國慶的時候去我二姨的家,他們家從原先的老破小搬到了嶄新的高層裏,從陽臺上望出去是開闊的馬路和藍天白雲。我姨夫戴着一頂帽子,他已經是個白髮蒼蒼的老人了,騎一輛電動車,我兒子要想坐在他後面被我們堅決阻攔了;我小的時候他用電動車帶過我,當時我是坐在他前面,我還記得車駛過一排房子時(那排房子是我家附近最早建成的別墅羣),他不屑一顧地說,這房子外觀太土,還什麼別墅呢。

他們的新家與我想象中的差不多,周邊的環境也很宜人,帶着某種郊區特有的靜謐和空曠,可也並非人煙稀少,那一帶是密集的住宅區。

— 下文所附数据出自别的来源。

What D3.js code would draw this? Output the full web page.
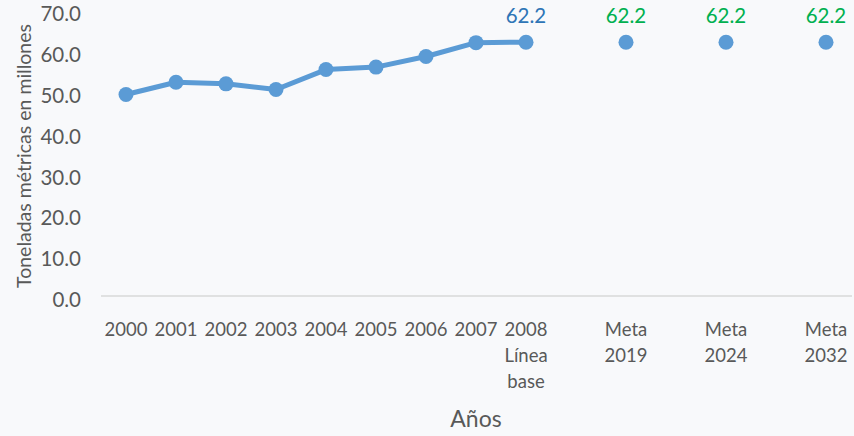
<!DOCTYPE html>
<html>
<head>
<meta charset="utf-8">
<script src="https://cdn.jsdelivr.net/npm/d3@7"></script>
<style>
  body { margin: 0; background: #f8f9fb; }
  svg { display: block; font-family: Lato, "Open Sans", sans-serif; }
</style>
</head>
<body>
<svg width="854" height="436"></svg>
<script>
// categories (gap keys keep the wider spacing between the targets)
var slots = ["2000", "2001", "2002", "2003", "2004", "2005", "2006", "2007", "2008",
             "g1", "Meta 2019", "g2", "Meta 2024", "g3", "Meta 2032"];
var lineCats = ["2000", "2001", "2002", "2003", "2004", "2005", "2006", "2007", "2008"];
var lineVals = [49.4, 52.4, 52.0, 50.6, 55.5, 56.1, 58.7, 62.1, 62.2];
var metaCats = ["Meta 2019", "Meta 2024", "Meta 2032"];
var metaVals = [62.2, 62.2, 62.2];
var tickLabels = {"2008": ["2008", "Línea", "base"], "Meta 2019": ["Meta", "2019"],
                  "Meta 2024": ["Meta", "2024"], "Meta 2032": ["Meta", "2032"]};
var yTicks = [0, 10, 20, 30, 40, 50, 60, 70];

var svg = d3.select("svg");
var blue = "#5b9bd5", grey = "#595959";

var x = d3.scaleBand().domain(slots).range([101, 851]);
var y = d3.scaleLinear().domain([0, 70]).range([296, 10.4]);
var cx = function(c) { return x(c) + x.bandwidth() / 2; };

// y axis labels (no line), sit a bit below their value like the original
var ya = svg.append("g").attr("transform", "translate(81,4)")
  .call(d3.axisLeft(y).tickValues(yTicks).tickFormat(d3.format(".1f")).tickSize(0).tickPadding(0));
ya.select(".domain").remove();
ya.selectAll("text").attr("fill", grey).style("font-size", "20.5px").style("font-family", "Lato");

// baseline
svg.append("line").attr("x1", 101).attr("x2", 852).attr("y1", y(0)).attr("y2", y(0))
  .attr("stroke", "#d9d9d9").attr("stroke-width", 1.5);

// x axis labels
var xa = svg.append("g").attr("transform", "translate(0," + y(0) + ")")
  .call(d3.axisBottom(x).tickValues(lineCats.concat(metaCats)).tickSize(0).tickPadding(0));
xa.select(".domain").remove();
xa.selectAll("text").each(function(d) {
  var t = d3.select(this).text(null).attr("fill", grey).attr("y", 0).attr("dy", null)
    .style("font-size", "18.5px").style("font-family", "Lato");
  var lines = tickLabels[d] || [d];
  lines.forEach(function(s, i) {
    t.append("tspan").attr("x", 0).attr("y", 40 + i * 26).text(s);
  });
});

// line
svg.append("path").datum(lineVals)
  .attr("fill", "none").attr("stroke", blue).attr("stroke-width", 5).attr("stroke-linejoin", "round")
  .attr("d", d3.line().x(function(d, i) { return cx(lineCats[i]); }).y(function(d) { return y(d); }));

svg.append("g").selectAll("circle").data(lineVals).enter().append("circle")
  .attr("cx", function(d, i) { return cx(lineCats[i]); })
  .attr("cy", function(d) { return y(d); })
  .attr("r", 7.5).attr("fill", blue);

svg.append("g").selectAll("circle").data(metaVals).enter().append("circle")
  .attr("cx", function(d, i) { return cx(metaCats[i]); })
  .attr("cy", function(d) { return y(d); })
  .attr("r", 7.5).attr("fill", blue);

// data labels
svg.append("text").attr("x", cx("2008")).attr("y", y(lineVals[8]) - 19)
  .attr("text-anchor", "middle").attr("fill", "#2e75b6").style("font-size", "20.5px")
  .text(d3.format(".1f")(lineVals[8]));
svg.append("g").selectAll("text").data(metaVals).enter().append("text")
  .attr("x", function(d, i) { return cx(metaCats[i]); })
  .attr("y", function(d) { return y(d) - 19; })
  .attr("text-anchor", "middle").attr("fill", "#00b050").style("font-size", "20.5px")
  .text(d3.format(".1f"));

// axis titles
svg.append("text").attr("x", 476).attr("y", 427).attr("text-anchor", "middle")
  .attr("fill", grey).style("font-size", "23px").text("Años");
svg.append("text").attr("transform", "translate(31,156) rotate(-90)").attr("text-anchor", "middle")
  .attr("fill", grey).style("font-size", "19.5px").text("Toneladas métricas en millones");
</script>
</body>
</html>
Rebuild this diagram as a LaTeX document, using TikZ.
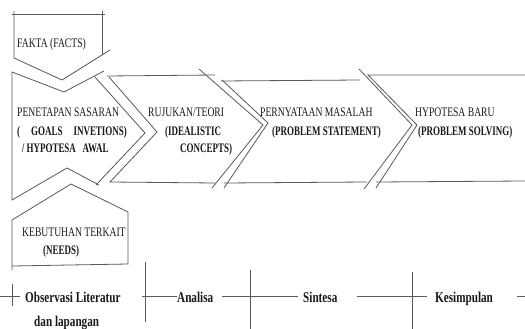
\documentclass[tikz,border=0pt]{standalone}
\usepackage{fontspec}
\setmainfont{Liberation Serif}
\usepackage{graphicx}
\newcommand\cxr[1]{\scalebox{0.74}[1]{#1}}
\newcommand\cxb[1]{\scalebox{0.69}[1]{#1}}
\newcommand\cxw[1]{\scalebox{0.745}[1]{#1}}
\begin{document}
\begin{tikzpicture}[x=1pt,y=-1pt,
  edge/.style={draw=black!65,line width=0.8pt},
  lbl/.style={inner sep=0pt,anchor=base west,text=black!90,font=\fontsize{13}{15}\selectfont},
  blbl/.style={lbl,font=\fontsize{13}{15}\selectfont\bfseries},
  rowlbl/.style={inner sep=0pt,anchor=base west,text=black!90,font=\fontsize{15}{17}\selectfont\bfseries}]
\useasboundingbox[fill=white] (0,0) rectangle (525,329);

% FAKTA
\draw[edge] (12,14) -- (105,14);
\draw[edge] (14,11) -- (14,58) -- (62,80) -- (110,50);
\draw[edge] (102,11) -- (102,55);
\node[lbl] (fakta) at (17,48) {\cxr{FAKTA (FACTS)}};

% PENETAPAN
\draw[edge] (104,71) -- (64,92) -- (12,72) -- (12,200) -- (67,168) -- (99,185);
\draw[edge] (95,77) -- (145,133) -- (96,185);
\node[lbl] (pen1) at (17,117) {\cxr{PENETAPAN SASARAN}};
\node[blbl] (pen2) at (17,135) {\cxb{\makebox[159pt][s]{( GOALS INVETIONS)}}};
\node[blbl] (pen3) at (15,152) {\cxb{\makebox[145pt]{\hbox{/ HYPOTESA}\hfil AWAL}}};

% RUJUKAN
\draw[edge] (107,76) -- (215,75);
\draw[edge] (109,77) -- (157,132) -- (110,182) -- (215,183);
\draw[edge] (199,69) -- (263,125) -- (212,188);
\node[lbl] (ruj1) at (148,117) {\cxr{RUJUKAN/TEORI}};
\node[blbl] (ruj2) at (165,135) {\cxb{(IDEALISTIC}};
\node[blbl] (ruj3) at (180,152) {\cxb{CONCEPTS)}};

% PERNYATAAN
\draw[edge] (221,81) -- (360,80);
\draw[edge] (222,80) -- (268,123) -- (224,188);
\draw[edge] (224,183) -- (367,182);
\draw[edge] (359,69) -- (412,125) -- (364,189);
\node[lbl] (per1) at (260,117) {\cxr{PERNYATAAN MASALAH}};
\node[blbl] (per2) at (272,135) {\cxb{(PROBLEM STATEMENT)}};

% HYPOTESA
\draw[edge] (525,75) -- (368,75) -- (417,125) -- (376,188);
\draw[edge] (376,182) -- (525,181);
\node[lbl] (hyp1) at (415,117) {\cxr{HYPOTESA BARU}};
\node[blbl] (hyp2) at (418,135) {\cxb{(PROBLEM SOLVING)}};

% KEBUTUHAN
\draw[edge] (12,270) -- (12,220) -- (71,184) -- (128,212) -- (128,264) -- (12,266);
\node[lbl] (keb1) at (22,236) {\cxr{KEBUTUHAN TERKAIT}};
\node[blbl] (keb2) at (43,254) {\cxb{(NEEDS)}};

% bottom row
\node[rowlbl] (obs) at (25,302) {\cxw{Observasi Literatur}};
\node[rowlbl] (dan) at (34,326) {\cxw{dan lapangan}};
\node[rowlbl] (ana) at (177,302) {\cxw{Analisa}};
\node[rowlbl] (sin) at (303,302) {\cxw{Sintesa}};
\node[rowlbl] (kes) at (435,302) {\cxw{Kesimpulan}};

\coordinate (r0) at (0,296);
\coordinate (r1) at (20,296);
\coordinate (r2) at (142,296);
\coordinate (r3) at (298,296);
\coordinate (r4) at (427,296);
\coordinate (r5) at (517,296);
\coordinate (r6) at (525,296);
\draw[edge] (r0) -- (r1);
\draw[edge] (r2) -- (r2 -| ana.west);
\draw[edge] ([xshift=9pt]ana.east |- r3) -- (r3);
\draw[edge] ([xshift=19pt]sin.east |- r4) -- (r4);
\draw[edge] (r5) -- (r6);

\draw[edge] (12,284) -- (12,306);
\draw[edge] (145,262) -- (145,322);
\draw[edge] (250,270) -- (250,329);
\draw[edge] (412,272) -- (412,329);
\end{tikzpicture}
\end{document}
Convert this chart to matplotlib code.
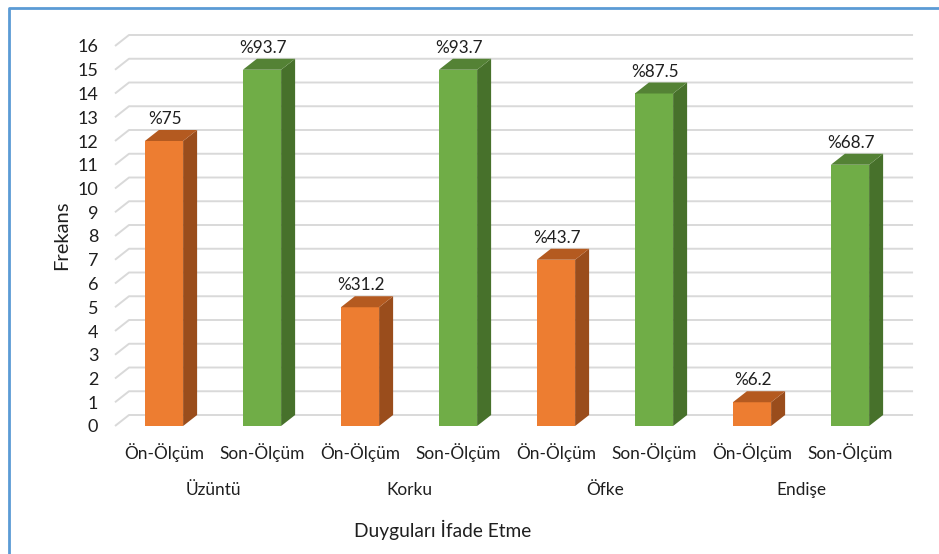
import matplotlib
matplotlib.use("Agg")
import matplotlib.pyplot as plt
from matplotlib.patches import Polygon
from matplotlib.lines import Line2D
import matplotlib.transforms as mtransforms

plt.rcParams['font.family'] = ['Lato', 'DejaVu Sans']

# Frequencies of expressing each emotion, before and after the programme
categories = ["Üzüntü", "Korku", "Öfke", "Endişe"]
series_names = ["Ön-Ölçüm", "Son-Ölçüm"]
on_olcum = [12, 5, 7, 1]
son_olcum = [15, 15, 14, 11]
on_pct = ["%75", "%31.2", "%43.7", "%6.2"]
son_pct = ["%93.7", "%93.7", "%87.5", "%68.7"]
y_ticks = list(range(0, 17))

TEXT = '#1f1f1f'
GRID = '#d9d9d9'
faces = {
    "Ön-Ölçüm": ('#ed7d31', '#b45a20', '#9a4d1c'),
    "Son-Ölçüm": ('#70ad47', '#548235', '#47712b'),
}

W, H = 939, 554
fig = plt.figure(figsize=(W / 100, H / 100), dpi=100)

# axes placed in pixel terms: x from 115 to 915, y from 426 (zero) up to 32
left, right, bottom, top = 115, 915, 426, 32
ax = fig.add_axes([left / W, 1 - bottom / H, (right - left) / W, (bottom - top) / H])
px_per_x = 98.0
px_per_y = 23.75
xmin = -0.5
xmax = xmin + (right - left) / px_per_x
ymax = (bottom - top) / px_per_y
ax.set_xlim(xmin, xmax)
ax.set_ylim(0, ymax)

# depth of the fake 3D extrusion, in data units
dx = 14 / px_per_x
dy = 11 / px_per_y
bw = 0.39

# back-wall gridlines with the slanted floor edge
for v in y_ticks:
    ax.plot([xmin, xmin + dx, xmax - 0.02], [v, v + dy, v + dy], color=GRID, lw=1.4,
            zorder=1, solid_capstyle='butt', clip_on=False)

xs, vals, pcts, keys = [], [], [], []
for i in range(len(categories)):
    for j, (vals_s, pct_s, name) in enumerate([(on_olcum, on_pct, series_names[0]),
                                                (son_olcum, son_pct, series_names[1])]):
        xs.append(2 * i + j)
        vals.append(vals_s[i])
        pcts.append(pct_s[i])
        keys.append(name)

for x, v, p, k in zip(xs, vals, pcts, keys):
    front, topc, side = faces[k]
    ax.bar(x, v, width=bw, color=front, edgecolor='none', zorder=3)
    x0, x1 = x - bw / 2, x + bw / 2
    ax.add_patch(Polygon([(x1, 0), (x1 + dx, dy), (x1 + dx, v + dy), (x1, v)],
                         closed=True, facecolor=side, edgecolor='none', zorder=3))
    ax.add_patch(Polygon([(x0, v), (x1, v), (x1 + dx, v + dy), (x0 + dx, v + dy)],
                         closed=True, facecolor=topc, edgecolor='none', zorder=3))
    ax.annotate(p, (x + 0.01, v + dy), xytext=(0, 2), textcoords='offset points',
                ha='center', va='bottom', fontsize=12.3, color=TEXT, zorder=4)

ax.set_xticks(xs, [keys[n] for n in range(len(xs))])
ax.set_yticks(y_ticks, [str(t) for t in y_ticks])
ax.tick_params(axis='x', length=0, pad=12, labelsize=12.4, labelcolor=TEXT)
ax.tick_params(axis='y', length=0, pad=12, labelsize=13, labelcolor=TEXT)
for s in ax.spines.values():
    s.set_visible(False)

# category names under each pair of bars
trans = mtransforms.blended_transform_factory(ax.transData, fig.transFigure)
for i, c in enumerate(categories):
    ax.text(2 * i + 0.5, 1 - 490 / H, c, transform=trans, ha='center', va='center',
            fontsize=12.4, color=TEXT)

fig.text(443 / W, 1 - 530 / H, "Duyguları İfade Etme", ha='center', va='center',
         fontsize=13.8, color=TEXT)
fig.text(62 / W, 1 - 235 / H, "Frekans", ha='center', va='center', rotation=90,
         fontsize=14.5, color=TEXT)

# blue chart frame along the top and left edges
fig.add_artist(Line2D([8.5 / W, 8.5 / W, 1.0], [0.0, 1 - 7.5 / H, 1 - 7.5 / H],
                      transform=fig.transFigure, color='#5b9bd5', lw=2.0))

fig.savefig("out.png", dpi=100)
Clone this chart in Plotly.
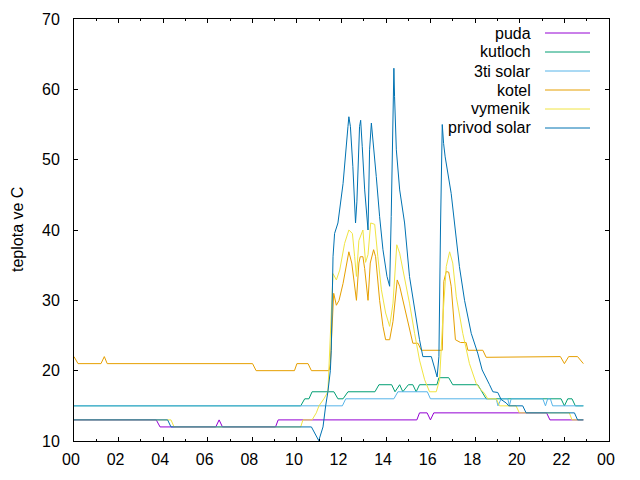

我姨夫最早是住在曹家渡的,我記憶中的曹家渡是個嘈雜、有煙火氣的地方。一路上全是商店,白牆黑瓦的房子,當時還是上木門板的,一到打烊,就搬出靠在一邊的門板,一條一條地並排插好。

我外婆家離曹家渡不過兩站路的距離,我二姨沒嫁過去之前就住在孃家。沒有單獨的房間,就在二樓走道里支了一張牀。碰巧我在那裏,在樓下和小夥伴一起玩,她就在樓上喊我的綽號。我警告她不許再亂叫,她不聽,依舊高聲喊着我的綽號。我覺得太丟臉了,一氣之下衝上樓,跳到她牀上,一把揪住她的頭髮,她還在“咯咯”癡笑,但終於不喊了。

後來我在南模上學,她有一次騎車路過校門口,特地找人傳話,讓我出來一趟。我走出校門,她也沒說什麼,就說順路經過來看看我,說了幾句就騎車走了。在家庭以外的環境見到她令我有點不適應,那種感覺既陌生又熟悉。

轉眼她已經退休許多年了。中間搬過好幾次家,始終蝸居在老破小裏,這次終於徹底翻身了,只是她也已經到了晚年。